Chloride retention in forest soil by microbial uptake and by natural chlorination of organic matter

• Published in: Geochimica et cosmochimica acta Vol. 71; no. 13; pp. 3182 - 3192
• Main Authors: Bastviken, David, Thomsen, Frida, Svensson, Teresia, Karlsson, Susanne, Sandén, Per, Shaw, George, Matucha, Miroslav, Öberg, Gunilla
• Format: Journal Article
• Language: English
• Published: Elsevier Ltd 01.07.2007
• ISSN: 0016-7037; 1872-9533; 1872-9533
• DOI: 10.1016/j.gca.2007.04.028

Inorganic chlorine (i.e. chloride; Cl in) is generally considered inert in soil and is often used as a tracer of soil and ground water movements. However, recent studies indicate that substantial retention or release of Cl in can occur in soil, but the rates and processes responsible under different environmental conditions are largely unknown. We performed 36Cl tracer experiments which indicated that short-term microbial uptake and release of Cl in, in combination with more long-term natural formation of chlorinated organic matter (Cl org), caused Cl in imbalances in coniferous forest soil. Extensive microbial uptake and release of Cl in occurred over short time scales, and were probably associated with changes in environmental conditions. Up to 24% of the initially available Cl in within pore water was retained by microbial uptake within a week in our experiments, but most of this Cl in was released to the pore water again within a month, probably associated with decreasing microbial populations.
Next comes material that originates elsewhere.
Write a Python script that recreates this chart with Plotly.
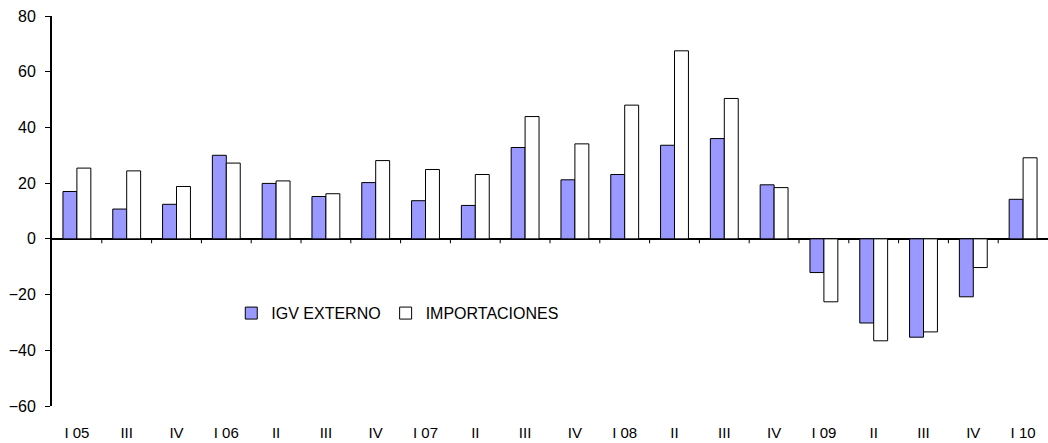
import plotly.graph_objects as go

categories = ["I 05", "III", "IV", "I 06", "II", "III", "IV", "I 07", "II", "III",
              "IV", "I 08", "II", "III", "IV", "I 09", "II", "III", "IV", "I 10"]
igv_externo = [17.0, 10.7, 12.4, 30.0, 19.9, 15.2, 20.2, 13.7, 12.0, 32.8,
               21.2, 23.1, 33.6, 36.0, 19.4, -12.1, -30.2, -35.3, -20.8, 14.2]
importaciones = [25.4, 24.4, 18.8, 27.2, 20.8, 16.2, 28.1, 24.9, 23.1, 43.9,
                 34.1, 48.0, 67.5, 50.4, 18.4, -22.6, -36.6, -33.4, -10.3, 29.1]

x_idx = list(range(len(categories)))

fig = go.Figure()
fig.add_trace(go.Bar(x=x_idx, y=igv_externo, name="IGV EXTERNO",
                     marker=dict(color="#9999FF", line=dict(color="#000000", width=1))))
fig.add_trace(go.Bar(x=x_idx, y=importaciones, name="IMPORTACIONES",
                     marker=dict(color="#FFFFFF", line=dict(color="#000000", width=1))))

# small tick marks at category boundaries below the zero line
shapes = []
for i in range(1, len(categories)):
    shapes.append(dict(type="line", xref="x", yref="y", x0=i - 0.5, x1=i - 0.5,
                       y0=0, y1=-1.6, line=dict(color="#000000", width=1)))

fig.update_layout(
    width=1048, height=443,
    margin=dict(l=52, r=0, t=16, b=37, autoexpand=False),
    paper_bgcolor="white", plot_bgcolor="white",
    font=dict(family="Liberation Sans, Arial, sans-serif", size=16, color="#000000"),
    barmode="group", bargap=0.44, bargroupgap=0,
    showlegend=True,
    legend=dict(orientation="h", x=0.18, y=0.238, xanchor="left", yanchor="middle",
                bgcolor="rgba(0,0,0,0)", font=dict(size=16), itemwidth=30),
    shapes=shapes,
)
fig.update_xaxes(tickmode="array", tickvals=x_idx, ticktext=categories,
                 range=[-0.5, len(categories) - 0.5], showline=False, showgrid=False,
                 zeroline=False, ticks="", ticklabelstandoff=16,
                 tickfont=dict(size=15))
fig.update_yaxes(range=[-60, 80], dtick=20, showgrid=False, showline=True,
                 linecolor="#000000", linewidth=2, ticks="outside", ticklen=5,
                 tickcolor="#000000", zeroline=True, zerolinecolor="#000000",
                 zerolinewidth=2, tickfont=dict(size=16), ticklabelstandoff=6)

fig.write_html("out.html", config={"displayModeBar": False},
               post_script="document.body.style.margin='0';")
The natural formation of Cl org resulted in a net immobilization of 4% of the initial pore water Cl in over four months. If this rate is representative for the area where soil was collected, Cl org formation would correspond to a conversion of 25% of the yearly wet deposition of Cl in. The study illustrates the potential of two Cl in retaining processes in addition to those previously addressed elsewhere (e.g. uptake of chloride by vegetation). Hence, several processes operating at different time scales and with different regulation mechanisms can cause Cl in imbalances in soil. Altogether, the results of the present study (1) provide evidence that Cl in cannot be assumed to be inert in soil, (2) show that microbial exchange can regulate pore water Cl in concentrations and (3) confirm the controversial idea of substantial natural chlorination of soil organic matter.